January 19, 2006


from - RSA

One of the consistent themes in the scandals that are now overtaking Republican politicians is that, without oversight, they'll not only pick your pockets but try to steal your pants. A good deal of what I do for a living is paid for by federal and state funding, and so I'm sometimes a bit surprised at what it's possible to get away with at high levels in government. Here are a few examples of (perfectly reasonable) oversight in my work:

  • I have to keep a log of long distance calls I make from my office. No personal calls are allowed, and if such were detected in an audit, I could be fired. (This has apparently happened in my university, though not to anyone I know.)

  • I have to submit a justification for travel if it's paid for from public funding. At a minimum, it is reviewed by my department head, my department's bookkeeper, and my department's contracts manager. My expenditure records are available to whatever government agencies have contributed funding. I am unlikely to be granted approval to travel to Scotland and play golf at St. Andrews based on a claim that I'll be meeting with the UK Prime Minister.

  • There are some categories of expenses that I simply can't charge to my grants, under normal conditions: membership fees in professional organizations, journal subscriptions and the cost of books, even (for some funding sources) everyday secretarial and technical support. This isn't an oversight issue per se, but it's a set of fixed, known constraints to prevent abuse.

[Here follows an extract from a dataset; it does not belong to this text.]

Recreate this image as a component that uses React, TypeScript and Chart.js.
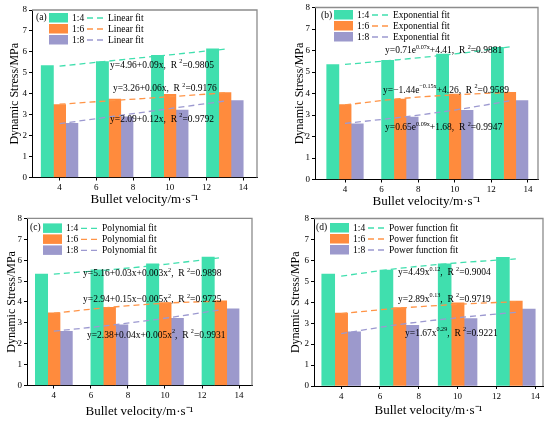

These are just a few of the relatively minor constraints on my work. I'm sure that everyone working in a large organization can think of similar examples of oversight. (In a previous life I worked for a defense contractor and had to account for every working hour of my day, via telephone to a computerized billing system.) What's noteworthy is that the rules governing what I do are pretty straightforward and transparent, so it's easy to see if I'm following them. I have to wonder why it is so difficult to tell if high-level public officials are breaking their rules, and to get rid of them if they're not.